■ EXERCISE DESCRIPTION
Starting at the first line of the data below, write out each line exactly until you reach the line containing "const yTickValues: number[]", and include that line too.
** start DATA SHOWN **
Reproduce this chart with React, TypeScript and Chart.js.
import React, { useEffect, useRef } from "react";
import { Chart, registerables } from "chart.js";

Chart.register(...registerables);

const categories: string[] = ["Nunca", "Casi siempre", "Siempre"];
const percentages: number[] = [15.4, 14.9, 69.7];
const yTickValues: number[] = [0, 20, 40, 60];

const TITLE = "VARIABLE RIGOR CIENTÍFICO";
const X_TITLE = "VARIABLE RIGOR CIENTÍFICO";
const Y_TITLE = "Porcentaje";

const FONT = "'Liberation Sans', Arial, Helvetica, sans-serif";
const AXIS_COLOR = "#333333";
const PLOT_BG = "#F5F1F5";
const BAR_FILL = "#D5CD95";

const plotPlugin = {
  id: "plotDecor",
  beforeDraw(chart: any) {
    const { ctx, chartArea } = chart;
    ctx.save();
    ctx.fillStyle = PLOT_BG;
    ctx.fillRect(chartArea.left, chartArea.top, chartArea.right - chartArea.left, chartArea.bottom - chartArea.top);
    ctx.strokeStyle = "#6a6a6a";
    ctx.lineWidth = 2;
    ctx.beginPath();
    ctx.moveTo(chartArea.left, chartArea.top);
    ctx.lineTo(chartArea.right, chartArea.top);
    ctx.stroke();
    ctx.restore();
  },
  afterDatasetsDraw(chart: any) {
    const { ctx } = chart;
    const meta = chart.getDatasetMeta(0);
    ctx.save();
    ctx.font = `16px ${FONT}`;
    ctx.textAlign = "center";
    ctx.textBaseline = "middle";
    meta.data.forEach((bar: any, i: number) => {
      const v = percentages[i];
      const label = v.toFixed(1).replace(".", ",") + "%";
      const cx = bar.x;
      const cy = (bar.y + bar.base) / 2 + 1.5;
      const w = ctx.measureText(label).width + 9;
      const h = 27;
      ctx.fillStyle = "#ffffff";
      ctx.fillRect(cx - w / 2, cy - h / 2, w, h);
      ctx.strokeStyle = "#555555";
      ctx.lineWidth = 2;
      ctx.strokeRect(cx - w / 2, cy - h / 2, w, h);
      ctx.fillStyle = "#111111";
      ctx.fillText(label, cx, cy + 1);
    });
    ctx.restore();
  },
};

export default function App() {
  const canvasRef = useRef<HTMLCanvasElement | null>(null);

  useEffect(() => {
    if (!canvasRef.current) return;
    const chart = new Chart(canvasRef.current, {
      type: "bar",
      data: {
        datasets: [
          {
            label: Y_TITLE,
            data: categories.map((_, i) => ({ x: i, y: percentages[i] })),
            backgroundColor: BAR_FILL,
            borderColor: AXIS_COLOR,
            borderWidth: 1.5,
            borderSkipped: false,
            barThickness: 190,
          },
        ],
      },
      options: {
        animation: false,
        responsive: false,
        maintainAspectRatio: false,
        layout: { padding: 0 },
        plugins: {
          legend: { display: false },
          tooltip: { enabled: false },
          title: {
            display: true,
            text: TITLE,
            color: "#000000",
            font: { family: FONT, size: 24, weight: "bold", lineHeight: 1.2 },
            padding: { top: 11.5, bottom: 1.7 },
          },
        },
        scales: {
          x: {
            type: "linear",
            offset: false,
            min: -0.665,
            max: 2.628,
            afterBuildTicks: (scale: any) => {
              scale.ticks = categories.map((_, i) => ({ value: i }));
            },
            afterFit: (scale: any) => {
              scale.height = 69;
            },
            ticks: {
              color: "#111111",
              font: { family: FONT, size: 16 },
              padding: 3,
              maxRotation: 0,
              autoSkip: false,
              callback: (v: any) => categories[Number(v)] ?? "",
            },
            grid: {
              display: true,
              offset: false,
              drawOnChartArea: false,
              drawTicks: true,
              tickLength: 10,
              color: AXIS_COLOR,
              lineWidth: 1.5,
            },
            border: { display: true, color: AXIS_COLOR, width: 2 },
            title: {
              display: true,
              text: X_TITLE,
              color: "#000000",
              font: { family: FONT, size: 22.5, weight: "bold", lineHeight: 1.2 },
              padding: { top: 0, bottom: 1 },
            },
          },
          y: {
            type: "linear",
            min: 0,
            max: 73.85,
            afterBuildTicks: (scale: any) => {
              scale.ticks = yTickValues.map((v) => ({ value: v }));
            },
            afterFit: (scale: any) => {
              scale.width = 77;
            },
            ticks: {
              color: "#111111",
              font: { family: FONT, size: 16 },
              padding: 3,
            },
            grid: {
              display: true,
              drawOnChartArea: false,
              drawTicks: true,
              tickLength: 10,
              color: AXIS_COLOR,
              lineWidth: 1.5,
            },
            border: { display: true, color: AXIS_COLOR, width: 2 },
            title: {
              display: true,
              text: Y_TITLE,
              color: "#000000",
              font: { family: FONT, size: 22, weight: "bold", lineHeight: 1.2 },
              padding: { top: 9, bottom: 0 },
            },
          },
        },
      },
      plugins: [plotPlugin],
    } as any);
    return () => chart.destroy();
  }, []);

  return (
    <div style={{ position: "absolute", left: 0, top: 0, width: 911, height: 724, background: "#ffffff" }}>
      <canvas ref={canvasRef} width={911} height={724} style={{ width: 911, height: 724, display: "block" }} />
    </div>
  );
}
** end DATA SHOWN **
■ ANSWER TO THIS PROBLEM
Reproduce this chart with React, TypeScript and Chart.js.
import React, { useEffect, useRef } from "react";
import { Chart, registerables } from "chart.js";

Chart.register(...registerables);

const categories: string[] = ["Nunca", "Casi siempre", "Siempre"];
const percentages: number[] = [15.4, 14.9, 69.7];
const yTickValues: number[] = [0, 20, 40, 60];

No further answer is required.